In a blog late last year, I asked if we are headed for a yen collapse due to the Japanese government continually printing money and intentionally keeping interest rates low. 

Now, it looks like more and more people are beginning to think that a yen collapse is in the cards. Yesterday morning Dennis Gartman of the Gartman Letter said that the yen is headed for a "Watershed moment."

The Business Insider writes that Dennis Gartman has shorted the Japanese Yen:

The Yen is about to weaken quite sharply and we are on the verge of adding to what is already a rather sizeable position on our part wherein we are long of Canadian and Australian dollars and we are short of the Yen

Gartman continues:
We are long of “commodity” currencies, which in the current world of rising commodity prices is where we should be, whilst we are short of the industrialised nation most seriously hurt by rising commodity prices, Japan.
We are now more and more convinced that we shall not see the likes of 80-81 Yen/dollar again in a very, very long while... if ever.
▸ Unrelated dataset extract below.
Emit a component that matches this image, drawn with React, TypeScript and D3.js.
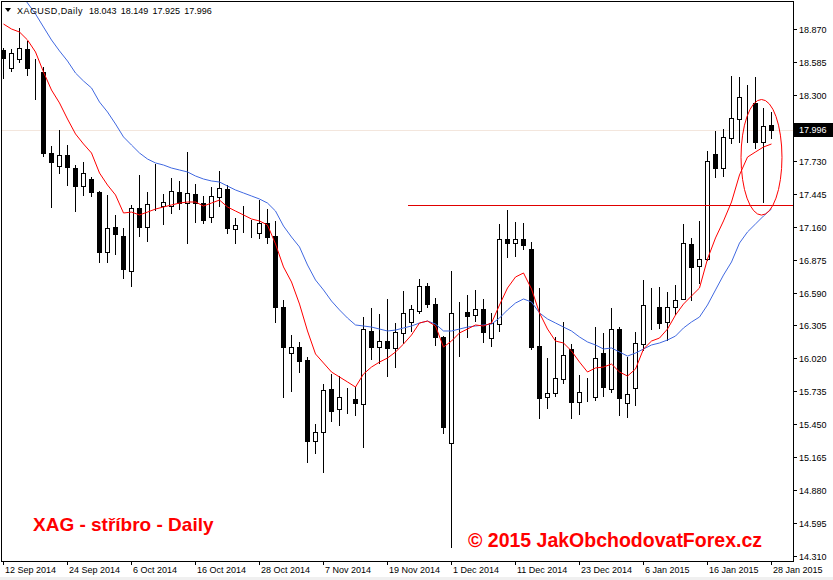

Nor shall we see the likes of 79-80 Yen/C$, nor the likes of 72-73 Yen/A$, for the demographics are so terribly skewed against Japan, and the fiscal circumstances are even more so, that we can readily imagine the Yen trading back to “par” in all “dollar” instances. That is, we can readily imagine, over the course of the next several years, the Yen trading “par” vs. the US, the Canadian and the Australian dollars and that we shall do well to position ourselves accordingly.

Basically, what that means is that Gartman thinks we are headed back to the ¥100 to $1.00 (USD) parity very soon.

The Wall Street Journal also wrote in January that they were expecting a Japanese Yen decline.  I hope you have food and water stored up and own some gold and silver.


Anonymous said...

That's great news! The weak yen will allow for more exports and higher profits abroad.

mike in tokyo rogers said...

Is it great news? I don't think grocery bills and gas bills going up by 15% is good news for most people.

Andy "In Japan" said...

If a 15% decline in value is great news, then a 99% decline in value would be the most fantastic event ever for Japan. Yes, they would find their savings wiped out and the cost of everything would skyrocket beyond their means to pay, but at least the exporters would do well.

PS: I hacked into Anonymous' Google account and his last name is Bernanke.